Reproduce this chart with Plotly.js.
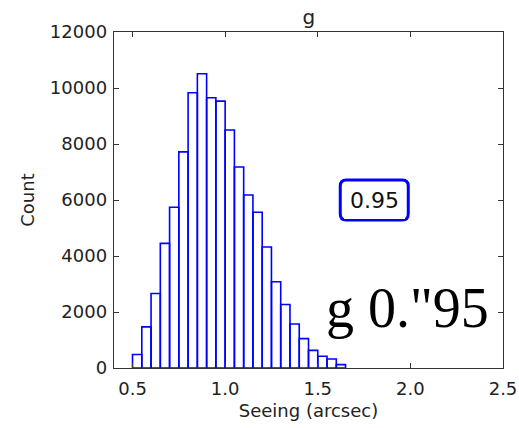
<!DOCTYPE html>
<html><head><meta charset="utf-8">
<script src="https://cdn.plot.ly/plotly-3.0.1.min.js"></script>
<style>html,body{margin:0;padding:0;background:#fff}#chart{width:519px;height:428px}</style>
</head><body><div id="chart"></div>
<script>
const binStarts = [0.50,0.55,0.60,0.65,0.70,0.75,0.80,0.85,0.90,0.95,1.00,1.05,1.10,1.15,1.20,1.25,1.30,1.35,1.40,1.45,1.50,1.55,1.60];
const counts = [480,1470,2660,4450,5740,7720,9830,10510,9650,9530,8500,7180,6180,5560,4320,3080,2270,1570,1050,630,420,320,120];
const binWidth = 0.05;
const xTicks = [0.5,1.0,1.5,2.0,2.5];
const yTicks = [0,2000,4000,6000,8000,10000,12000];

const font = {family:'DejaVu Sans', size:18, color:'#222'};
const data = [{
  type:'bar',
  x: binStarts.map(v => v + binWidth/2),
  y: counts,
  width: binWidth,
  marker:{color:'rgba(255,255,255,0)', line:{color:'#0000ff', width:1.6}},
  hoverinfo:'skip'
}];
const axisCommon = {showgrid:false, zeroline:false, showline:true, linecolor:'#333', linewidth:1.3,
  mirror:'allticks', ticks:'inside', ticklen:5, tickcolor:'#333', tickwidth:1, tickfont:font};
const layout = {
  width:519, height:428,
  margin:{l:114, r:16, t:32, b:60},
  paper_bgcolor:'#fff', plot_bgcolor:'#fff',
  showlegend:false,
  bargap:0,
  title:{text:'g', font:{family:'DejaVu Sans', size:20, color:'#222'}, x:0.595, xanchor:'center', y:0.96, yanchor:'middle'},
  xaxis: Object.assign({}, axisCommon, {range:[0.4,2.5], tickvals:xTicks, ticktext:xTicks.map(v=>v.toFixed(1)),
     ticklabelstandoff:4, title:{text:'Seeing (arcsec)', font:font, standoff:6}}),
  yaxis: Object.assign({}, axisCommon, {range:[0,12000], tickvals:yTicks, ticktext:yTicks.map(String),
     ticklabelstandoff:2, title:{text:'Count', font:font, standoff:10}}),
  annotations:[
    {xref:'x', yref:'y', x:1.805, y:6000, text:'0.95', showarrow:false,
     font:{family:'DejaVu Sans', size:22, color:'#111'}, bgcolor:'#fff', bordercolor:'#0000ff', borderwidth:0, borderpad:6},
    {xref:'paper', yref:'paper', x:0.540, y:0.18, xanchor:'left', yanchor:'middle', text:'g 0."95', showarrow:false,
     font:{family:'Liberation Serif', size:56, color:'#000'}}
  ],
  shapes:[]
};
// rounded box around the 0.95 label, sized in data units of the plot
(function(){
  const cx = 1.805, cy = 6000;
  const xPerPx = 2.1/389, yPerPx = 12000/336;
  const hw = 34*xPerPx, hh = 20*yPerPx, r = 6;
  const rx = r*xPerPx, ry = r*yPerPx;
  const x0=cx-hw, x1=cx+hw, y0=cy-hh, y1=cy+hh;
  const p = `M${x0+rx},${y1} L${x1-rx},${y1} Q${x1},${y1} ${x1},${y1-ry} L${x1},${y0+ry} Q${x1},${y0} ${x1-rx},${y0} L${x0+rx},${y0} Q${x0},${y0} ${x0},${y0+ry} L${x0},${y1-ry} Q${x0},${y1} ${x0+rx},${y1} Z`;
  layout.shapes.push({type:'path', xref:'x', yref:'y', path:p, line:{color:'#0000ff', width:3}, layer:'above'});
})();
Plotly.newPlot('chart', data, layout, {displayModeBar:false, staticPlot:true});
</script></body></html>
_____
Exercise goal: From the first line above through the line containing "const yTicks = [0,2000,4000,6000,8000,10000,12000];", copy everything exactly, without the pictures.

Final answer:
Reproduce this chart with Plotly.js.
<!DOCTYPE html>
<html><head><meta charset="utf-8">
<script src="https://cdn.plot.ly/plotly-3.0.1.min.js"></script>
<style>html,body{margin:0;padding:0;background:#fff}#chart{width:519px;height:428px}</style>
</head><body><div id="chart"></div>
<script>
const binStarts = [0.50,0.55,0.60,0.65,0.70,0.75,0.80,0.85,0.90,0.95,1.00,1.05,1.10,1.15,1.20,1.25,1.30,1.35,1.40,1.45,1.50,1.55,1.60];
const counts = [480,1470,2660,4450,5740,7720,9830,10510,9650,9530,8500,7180,6180,5560,4320,3080,2270,1570,1050,630,420,320,120];
const binWidth = 0.05;
const xTicks = [0.5,1.0,1.5,2.0,2.5];
const yTicks = [0,2000,4000,6000,8000,10000,12000];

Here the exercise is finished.